The performance of every digital device, from smartphones to supercomputers, hinges on a fundamental design choice within its Central Processing Unit (CPU): its Instruction Set Architecture (ISA). This architecture defines the very language the processor speaks. Among the competing design philosophies, the load-store architecture has become a cornerstone of high-performance computing due to its elegant simplicity and efficiency. This article addresses the underlying question of how to design an ISA that enables both simple hardware and intelligent software to work in concert for maximum speed.

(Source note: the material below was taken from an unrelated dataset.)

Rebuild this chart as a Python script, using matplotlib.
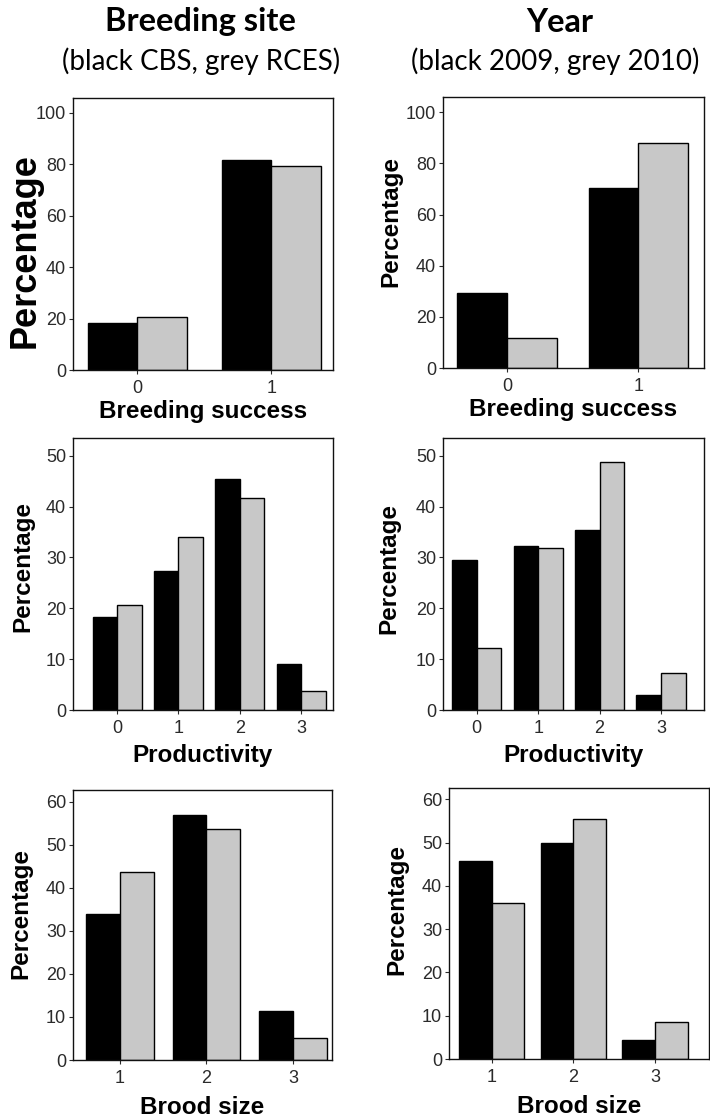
import numpy as np
import matplotlib
matplotlib.use("Agg")
import matplotlib.pyplot as plt

# breeding success (0/1)
success_cats = ["0", "1"]
success_site_cbs = [18.3, 81.7]
success_site_rces = [20.7, 79.3]
success_2009 = [29.4, 70.6]
success_2010 = [11.8, 88.2]

# productivity (0-3)
prod_cats = ["0", "1", "2", "3"]
prod_site_cbs = [18.2, 27.3, 45.5, 9.0]
prod_site_rces = [20.7, 34.0, 41.6, 3.7]
prod_2009 = [29.5, 32.3, 35.4, 3.0]
prod_2010 = [12.1, 31.8, 48.7, 7.2]

# brood size (1-3)
brood_cats = ["1", "2", "3"]
brood_site_cbs = [34.0, 57.0, 11.5]
brood_site_rces = [43.7, 53.6, 5.0]
brood_2009 = [45.8, 49.8, 4.3]
brood_2010 = [36.1, 55.5, 8.5]

GREY = "#c8c8c8"
TICK_COL = "#2a2a2a"

fig = plt.figure(figsize=(7.1, 11.19), dpi=100)


def panel(rect, cats, black, grey, width, xlim, ylim, yticks, xlabel,
          ylab_x, ylab_y, ylab_size=17.5, xpad=3):
    ax = fig.add_axes(rect)
    x = np.arange(len(cats))
    ax.bar(x - width / 2, black, width, color="black", edgecolor="black", linewidth=1.0)
    ax.bar(x + width / 2, grey, width, color=GREY, edgecolor="black", linewidth=1.0)
    ax.set_xlim(*xlim)
    ax.set_ylim(*ylim)
    ax.set_xticks(x)
    ax.set_xticklabels(cats)
    ax.set_yticks(yticks)
    for s in ax.spines.values():
        s.set_linewidth(1.0)
        s.set_color("#111111")
    ax.tick_params(direction="out", length=3, width=0.8, colors=TICK_COL,
                   labelsize=13, pad=2)
    ax.tick_params(axis="x", pad=4)
    for lab in ax.get_xticklabels() + ax.get_yticklabels():
        lab.set_family("Liberation Sans")
    ax.set_xlabel(xlabel, fontsize=17.5, fontweight="bold",
                  family="Liberation Sans", labelpad=xpad)
    ax.set_ylabel("Percentage", fontsize=ylab_size, fontweight="bold",
                  family="Liberation Sans", va="center")
    ax.yaxis.set_label_coords(ylab_x, ylab_y)
    return ax


panel([0.1028, 0.6693, 0.3662, 0.2431], success_cats, success_site_cbs, success_site_rces,
      0.37, (-0.48, 1.46), (0, 105.8), [0, 20, 40, 60, 80, 100], "Breeding success",
      -47.5 / 260, 0.4375, ylab_size=26, xpad=2.5)
panel([0.6239, 0.6711, 0.3676, 0.2422], success_cats, success_2009, success_2010,
      0.38, (-0.49, 1.50), (0, 106), [0, 20, 40, 60, 80, 100], "Breeding success",
      -52 / 261, 0.54, xpad=2.5)
panel([0.1028, 0.3655, 0.3662, 0.2431], prod_cats, prod_site_cbs, prod_site_rces,
      0.40, (-0.72, 3.52), (0, 53.5), [0, 10, 20, 30, 40, 50], "Productivity",
      -50.5 / 260, 0.526, xpad=5)
panel([0.6239, 0.3655, 0.3676, 0.2431], prod_cats, prod_2009, prod_2010,
      0.40, (-0.55, 3.70), (0, 53.5), [0, 10, 20, 30, 40, 50], "Productivity",
      -54 / 261, 0.522, xpad=5)
panel([0.1028, 0.0527, 0.3648, 0.2413], brood_cats, brood_site_cbs, brood_site_rces,
      0.39, (-0.54, 2.45), (0, 62.7), [0, 10, 20, 30, 40, 50, 60], "Brood size",
      -52 / 259, 0.544, xpad=6.5)
panel([0.6324, 0.0536, 0.3662, 0.2422], brood_cats, brood_2009, brood_2010,
      0.40, (-0.52, 2.66), (0, 62.6), [0, 10, 20, 30, 40, 50, 60], "Brood size",
      -52 / 260, 0.55, xpad=6.5)

# column headers
fig.text(200 / 710, 1 - 22 / 1119, "Breeding site", ha="center", va="center",
         fontsize=23.5, fontweight="bold", family="Lato")
fig.text(201 / 710, 1 - 61 / 1119, "(black CBS, grey RCES)", ha="center", va="center",
         fontsize=20, family="Lato")
fig.text(560 / 710, 1 - 22 / 1119, "Year", ha="center", va="center",
         fontsize=23.5, fontweight="bold", family="Lato")
fig.text(555 / 710, 1 - 61 / 1119, "(black 2009, grey 2010)", ha="center", va="center",
         fontsize=20, family="Lato")

fig.savefig("out.png", dpi=100)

In the following sections, you will gain a deep understanding of this pivotal concept. The first chapter, Principles and Mechanisms, breaks down the core philosophy of separating computation from memory access using a clear analogy, explains how this simplifies processor pipelining, and reveals why it helps exploit instruction-level parallelism. Following this, the Applications and Interdisciplinary Connections chapter explores the wide-ranging impact of this design, from empowering compiler optimizations and shaping high-performance coding practices to its foundational role in modern programming languages and even its implications for cybersecurity. By the end, you will see how this single architectural principle radiates throughout the entire field of computing.
At the heart of every computer is a central processing unit (CPU), and at the heart of every CPU is a fundamental design choice: the language it speaks. This language, its Instruction Set Architecture (ISA), dictates how the processor performs every task, from simple arithmetic to complex decision-making. Among the various dialects spoken by processors, one philosophy has risen to prominence due to its elegance, simplicity, and raw speed: the load-store architecture. To understand its power, we don't need to start with transistors and logic gates. Instead, let's start in a kitchen.
Imagine a master chef at work. The chef has a vast, well-stocked pantry—this is the computer's main memory. It can hold a tremendous amount of ingredients (data), but it's a few steps away from the main action. The chef also has a small, pristine countertop right in front of them. This is the CPU's register file. It's small, but it's incredibly fast and easy to access.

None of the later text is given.